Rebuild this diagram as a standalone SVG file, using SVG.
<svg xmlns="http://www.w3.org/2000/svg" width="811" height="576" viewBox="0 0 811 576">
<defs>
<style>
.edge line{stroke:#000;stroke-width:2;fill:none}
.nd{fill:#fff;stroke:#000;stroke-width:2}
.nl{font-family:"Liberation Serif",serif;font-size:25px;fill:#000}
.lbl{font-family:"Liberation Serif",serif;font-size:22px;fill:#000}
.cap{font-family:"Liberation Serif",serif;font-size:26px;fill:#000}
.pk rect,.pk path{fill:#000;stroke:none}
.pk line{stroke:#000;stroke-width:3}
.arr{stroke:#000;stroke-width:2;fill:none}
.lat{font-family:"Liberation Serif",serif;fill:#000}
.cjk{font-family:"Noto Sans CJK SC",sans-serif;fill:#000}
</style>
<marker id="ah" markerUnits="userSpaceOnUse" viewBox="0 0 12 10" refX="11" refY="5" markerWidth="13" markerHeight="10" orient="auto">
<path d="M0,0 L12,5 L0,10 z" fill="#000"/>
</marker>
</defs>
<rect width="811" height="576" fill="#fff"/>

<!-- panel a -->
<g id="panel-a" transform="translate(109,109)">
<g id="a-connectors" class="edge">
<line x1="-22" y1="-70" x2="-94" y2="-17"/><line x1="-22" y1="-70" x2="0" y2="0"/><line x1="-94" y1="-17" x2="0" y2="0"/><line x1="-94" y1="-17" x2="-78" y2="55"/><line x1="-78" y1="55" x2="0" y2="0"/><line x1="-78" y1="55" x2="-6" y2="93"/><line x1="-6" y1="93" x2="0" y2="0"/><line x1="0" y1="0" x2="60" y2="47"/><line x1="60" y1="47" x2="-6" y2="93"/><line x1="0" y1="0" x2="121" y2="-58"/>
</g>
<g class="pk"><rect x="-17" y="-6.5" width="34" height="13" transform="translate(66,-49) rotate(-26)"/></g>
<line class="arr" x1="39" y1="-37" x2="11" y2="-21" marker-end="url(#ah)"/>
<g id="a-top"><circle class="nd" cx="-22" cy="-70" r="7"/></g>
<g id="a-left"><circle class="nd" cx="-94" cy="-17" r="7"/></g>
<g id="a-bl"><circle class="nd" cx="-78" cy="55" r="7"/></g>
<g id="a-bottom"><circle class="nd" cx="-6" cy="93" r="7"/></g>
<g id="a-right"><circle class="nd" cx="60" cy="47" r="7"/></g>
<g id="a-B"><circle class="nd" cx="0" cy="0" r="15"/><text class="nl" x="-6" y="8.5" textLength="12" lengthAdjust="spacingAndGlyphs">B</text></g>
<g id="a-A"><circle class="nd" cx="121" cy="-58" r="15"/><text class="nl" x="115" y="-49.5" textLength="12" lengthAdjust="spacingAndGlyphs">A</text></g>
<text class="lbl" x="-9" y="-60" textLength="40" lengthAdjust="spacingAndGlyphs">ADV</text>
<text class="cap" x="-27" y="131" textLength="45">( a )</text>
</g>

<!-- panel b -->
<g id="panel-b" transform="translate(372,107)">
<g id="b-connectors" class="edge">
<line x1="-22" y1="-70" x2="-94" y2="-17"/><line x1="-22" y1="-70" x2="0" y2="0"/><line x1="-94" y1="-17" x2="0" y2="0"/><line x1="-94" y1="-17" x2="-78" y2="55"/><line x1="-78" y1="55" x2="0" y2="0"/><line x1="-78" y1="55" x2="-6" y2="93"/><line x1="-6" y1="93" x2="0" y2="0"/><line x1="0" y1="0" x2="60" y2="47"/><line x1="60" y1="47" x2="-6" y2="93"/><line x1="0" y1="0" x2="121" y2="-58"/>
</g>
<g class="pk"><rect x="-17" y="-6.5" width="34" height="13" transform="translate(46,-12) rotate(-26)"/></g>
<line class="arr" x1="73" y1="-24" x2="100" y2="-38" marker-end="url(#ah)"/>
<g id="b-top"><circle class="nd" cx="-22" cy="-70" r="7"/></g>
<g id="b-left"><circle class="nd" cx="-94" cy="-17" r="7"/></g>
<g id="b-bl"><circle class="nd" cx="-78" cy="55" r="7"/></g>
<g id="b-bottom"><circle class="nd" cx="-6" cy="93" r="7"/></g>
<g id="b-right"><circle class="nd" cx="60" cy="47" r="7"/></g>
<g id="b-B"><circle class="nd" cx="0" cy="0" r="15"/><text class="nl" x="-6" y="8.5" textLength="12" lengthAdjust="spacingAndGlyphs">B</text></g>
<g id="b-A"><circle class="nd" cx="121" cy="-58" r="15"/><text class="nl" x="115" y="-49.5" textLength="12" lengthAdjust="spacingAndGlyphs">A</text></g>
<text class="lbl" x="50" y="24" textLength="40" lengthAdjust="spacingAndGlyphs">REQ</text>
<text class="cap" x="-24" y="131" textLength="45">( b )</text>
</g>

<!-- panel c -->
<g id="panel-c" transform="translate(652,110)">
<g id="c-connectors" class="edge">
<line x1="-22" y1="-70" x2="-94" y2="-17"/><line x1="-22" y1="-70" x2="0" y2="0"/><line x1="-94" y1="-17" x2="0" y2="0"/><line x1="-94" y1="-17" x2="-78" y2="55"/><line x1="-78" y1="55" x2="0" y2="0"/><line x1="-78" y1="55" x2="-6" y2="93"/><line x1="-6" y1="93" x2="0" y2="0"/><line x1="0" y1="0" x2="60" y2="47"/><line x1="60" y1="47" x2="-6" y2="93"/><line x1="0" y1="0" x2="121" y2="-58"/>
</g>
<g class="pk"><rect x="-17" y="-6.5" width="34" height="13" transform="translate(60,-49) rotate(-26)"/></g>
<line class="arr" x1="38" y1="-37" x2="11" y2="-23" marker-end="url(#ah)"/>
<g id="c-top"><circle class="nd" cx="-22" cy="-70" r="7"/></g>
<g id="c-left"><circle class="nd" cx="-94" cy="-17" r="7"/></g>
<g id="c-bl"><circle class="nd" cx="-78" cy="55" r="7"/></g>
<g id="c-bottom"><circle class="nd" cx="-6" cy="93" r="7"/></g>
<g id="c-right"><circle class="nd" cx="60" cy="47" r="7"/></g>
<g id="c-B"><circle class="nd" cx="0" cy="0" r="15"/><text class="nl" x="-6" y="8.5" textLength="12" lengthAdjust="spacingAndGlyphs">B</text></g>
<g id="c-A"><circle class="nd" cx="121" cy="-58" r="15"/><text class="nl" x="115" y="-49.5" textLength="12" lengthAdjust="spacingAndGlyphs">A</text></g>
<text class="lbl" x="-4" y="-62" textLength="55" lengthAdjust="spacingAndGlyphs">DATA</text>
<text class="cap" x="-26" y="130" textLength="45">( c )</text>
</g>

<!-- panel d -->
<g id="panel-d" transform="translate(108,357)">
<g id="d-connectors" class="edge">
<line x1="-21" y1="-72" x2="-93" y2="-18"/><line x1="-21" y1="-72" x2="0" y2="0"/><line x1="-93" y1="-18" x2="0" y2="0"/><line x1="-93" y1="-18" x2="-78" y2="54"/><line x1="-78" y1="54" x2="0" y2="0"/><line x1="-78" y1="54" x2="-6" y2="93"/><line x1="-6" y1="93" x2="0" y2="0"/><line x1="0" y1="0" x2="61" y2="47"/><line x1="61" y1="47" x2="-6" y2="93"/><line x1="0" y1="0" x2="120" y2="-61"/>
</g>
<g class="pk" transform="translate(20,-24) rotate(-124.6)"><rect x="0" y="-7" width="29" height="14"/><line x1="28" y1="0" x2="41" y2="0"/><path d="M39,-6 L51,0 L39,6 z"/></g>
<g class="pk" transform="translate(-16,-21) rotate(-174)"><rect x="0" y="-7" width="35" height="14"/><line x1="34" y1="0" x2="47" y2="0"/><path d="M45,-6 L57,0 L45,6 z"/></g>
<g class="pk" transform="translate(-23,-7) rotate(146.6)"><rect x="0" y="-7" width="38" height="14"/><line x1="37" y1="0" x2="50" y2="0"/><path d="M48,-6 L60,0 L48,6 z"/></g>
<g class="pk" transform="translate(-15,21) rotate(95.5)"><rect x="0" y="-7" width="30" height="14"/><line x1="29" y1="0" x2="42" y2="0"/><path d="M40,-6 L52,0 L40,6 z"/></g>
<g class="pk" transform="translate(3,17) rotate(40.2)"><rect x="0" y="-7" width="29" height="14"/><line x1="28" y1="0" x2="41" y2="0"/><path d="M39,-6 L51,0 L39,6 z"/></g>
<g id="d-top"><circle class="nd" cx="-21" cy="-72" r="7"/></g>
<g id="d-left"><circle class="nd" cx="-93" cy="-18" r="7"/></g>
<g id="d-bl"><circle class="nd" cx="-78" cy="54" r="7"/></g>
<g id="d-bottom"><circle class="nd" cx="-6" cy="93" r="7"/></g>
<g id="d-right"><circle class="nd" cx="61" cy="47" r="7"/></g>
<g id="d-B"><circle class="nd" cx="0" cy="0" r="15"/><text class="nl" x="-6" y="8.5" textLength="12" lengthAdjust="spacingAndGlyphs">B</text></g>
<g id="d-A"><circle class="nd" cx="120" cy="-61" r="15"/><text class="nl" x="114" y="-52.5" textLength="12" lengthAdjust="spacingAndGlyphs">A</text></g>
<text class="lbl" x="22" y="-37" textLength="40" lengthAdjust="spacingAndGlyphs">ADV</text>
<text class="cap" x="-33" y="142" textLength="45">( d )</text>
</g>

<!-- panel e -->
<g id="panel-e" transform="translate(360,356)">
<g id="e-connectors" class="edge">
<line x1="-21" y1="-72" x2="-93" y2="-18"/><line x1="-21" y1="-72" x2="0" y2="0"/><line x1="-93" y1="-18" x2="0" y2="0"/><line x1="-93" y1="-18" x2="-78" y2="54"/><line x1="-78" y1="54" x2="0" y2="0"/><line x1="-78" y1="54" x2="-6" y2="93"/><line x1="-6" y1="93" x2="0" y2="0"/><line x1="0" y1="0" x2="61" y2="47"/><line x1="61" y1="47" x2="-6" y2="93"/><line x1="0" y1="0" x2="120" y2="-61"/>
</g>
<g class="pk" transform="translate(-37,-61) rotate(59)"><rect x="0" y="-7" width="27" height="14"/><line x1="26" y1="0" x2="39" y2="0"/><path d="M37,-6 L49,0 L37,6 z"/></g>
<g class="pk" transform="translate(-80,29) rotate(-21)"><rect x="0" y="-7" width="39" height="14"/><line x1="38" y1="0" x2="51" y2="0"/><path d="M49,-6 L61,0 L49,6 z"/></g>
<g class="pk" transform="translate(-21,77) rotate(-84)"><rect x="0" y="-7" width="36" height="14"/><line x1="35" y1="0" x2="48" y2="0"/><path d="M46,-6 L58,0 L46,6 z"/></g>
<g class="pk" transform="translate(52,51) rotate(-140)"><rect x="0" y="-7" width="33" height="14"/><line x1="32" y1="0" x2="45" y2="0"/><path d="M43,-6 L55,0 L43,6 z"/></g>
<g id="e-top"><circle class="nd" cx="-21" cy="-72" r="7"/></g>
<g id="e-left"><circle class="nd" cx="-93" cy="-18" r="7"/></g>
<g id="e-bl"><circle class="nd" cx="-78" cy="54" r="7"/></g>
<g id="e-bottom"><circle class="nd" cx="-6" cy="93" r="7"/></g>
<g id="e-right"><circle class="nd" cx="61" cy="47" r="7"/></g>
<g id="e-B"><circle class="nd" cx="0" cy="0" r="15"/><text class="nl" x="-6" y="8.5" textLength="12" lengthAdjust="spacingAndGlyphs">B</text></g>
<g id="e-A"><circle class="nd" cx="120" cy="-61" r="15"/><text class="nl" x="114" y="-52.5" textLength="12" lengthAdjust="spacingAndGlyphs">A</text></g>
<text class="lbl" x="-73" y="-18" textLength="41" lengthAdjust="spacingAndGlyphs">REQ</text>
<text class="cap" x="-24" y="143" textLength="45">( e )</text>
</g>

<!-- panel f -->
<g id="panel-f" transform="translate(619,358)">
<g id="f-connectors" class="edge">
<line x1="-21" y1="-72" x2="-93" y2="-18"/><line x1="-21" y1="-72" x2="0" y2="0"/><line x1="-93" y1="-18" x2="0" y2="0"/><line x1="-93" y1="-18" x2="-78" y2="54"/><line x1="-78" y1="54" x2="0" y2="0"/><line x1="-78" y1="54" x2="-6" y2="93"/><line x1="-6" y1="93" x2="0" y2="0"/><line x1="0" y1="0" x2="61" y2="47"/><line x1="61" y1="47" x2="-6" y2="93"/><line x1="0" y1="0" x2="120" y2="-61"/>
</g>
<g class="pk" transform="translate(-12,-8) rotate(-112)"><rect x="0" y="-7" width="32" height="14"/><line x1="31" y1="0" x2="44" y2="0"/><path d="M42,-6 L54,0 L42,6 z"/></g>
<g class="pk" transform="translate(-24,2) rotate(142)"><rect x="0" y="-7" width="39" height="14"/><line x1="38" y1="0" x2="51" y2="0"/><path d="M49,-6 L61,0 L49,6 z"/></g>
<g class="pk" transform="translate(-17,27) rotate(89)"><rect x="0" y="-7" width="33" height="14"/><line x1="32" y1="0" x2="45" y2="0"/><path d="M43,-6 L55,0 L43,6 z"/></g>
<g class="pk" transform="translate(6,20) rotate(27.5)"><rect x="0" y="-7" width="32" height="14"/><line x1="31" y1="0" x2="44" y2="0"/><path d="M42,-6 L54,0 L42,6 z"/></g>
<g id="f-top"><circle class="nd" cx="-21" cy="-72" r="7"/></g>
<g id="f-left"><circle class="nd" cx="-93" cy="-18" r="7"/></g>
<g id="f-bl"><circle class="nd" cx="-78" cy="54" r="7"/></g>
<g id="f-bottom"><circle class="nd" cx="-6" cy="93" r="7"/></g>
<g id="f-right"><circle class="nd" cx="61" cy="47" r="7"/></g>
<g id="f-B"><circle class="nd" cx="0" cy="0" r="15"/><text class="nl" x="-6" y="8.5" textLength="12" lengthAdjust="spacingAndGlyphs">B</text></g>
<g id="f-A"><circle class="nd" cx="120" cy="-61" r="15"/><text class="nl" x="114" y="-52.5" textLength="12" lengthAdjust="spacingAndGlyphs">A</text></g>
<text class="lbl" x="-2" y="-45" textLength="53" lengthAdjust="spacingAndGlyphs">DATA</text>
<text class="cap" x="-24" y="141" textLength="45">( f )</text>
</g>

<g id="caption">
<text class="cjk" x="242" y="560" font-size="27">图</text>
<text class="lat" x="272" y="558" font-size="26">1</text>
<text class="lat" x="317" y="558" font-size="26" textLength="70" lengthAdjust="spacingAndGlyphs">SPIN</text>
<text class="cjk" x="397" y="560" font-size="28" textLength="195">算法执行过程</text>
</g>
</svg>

--

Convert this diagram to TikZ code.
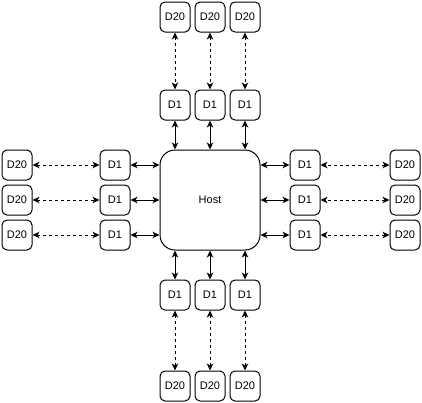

==

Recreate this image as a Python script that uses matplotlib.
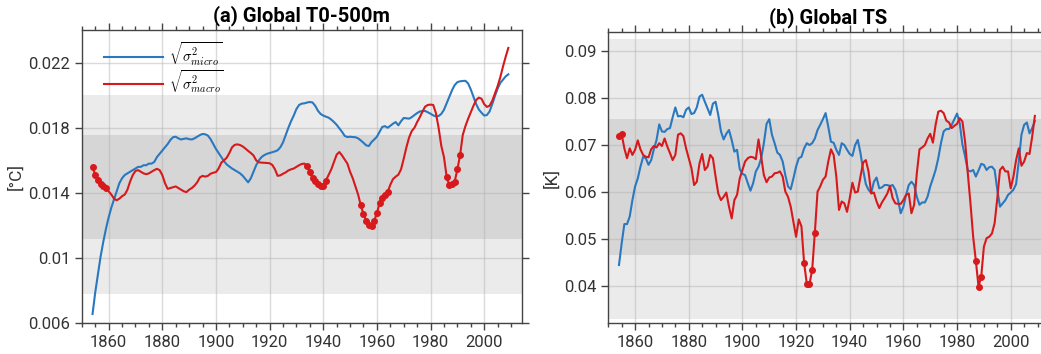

■ EXERCISE PROMPT: Of the lines above, how many hold the word "diagram"? Say the number alone.

■ RESPONSE FOR THIS EXERCISE: 2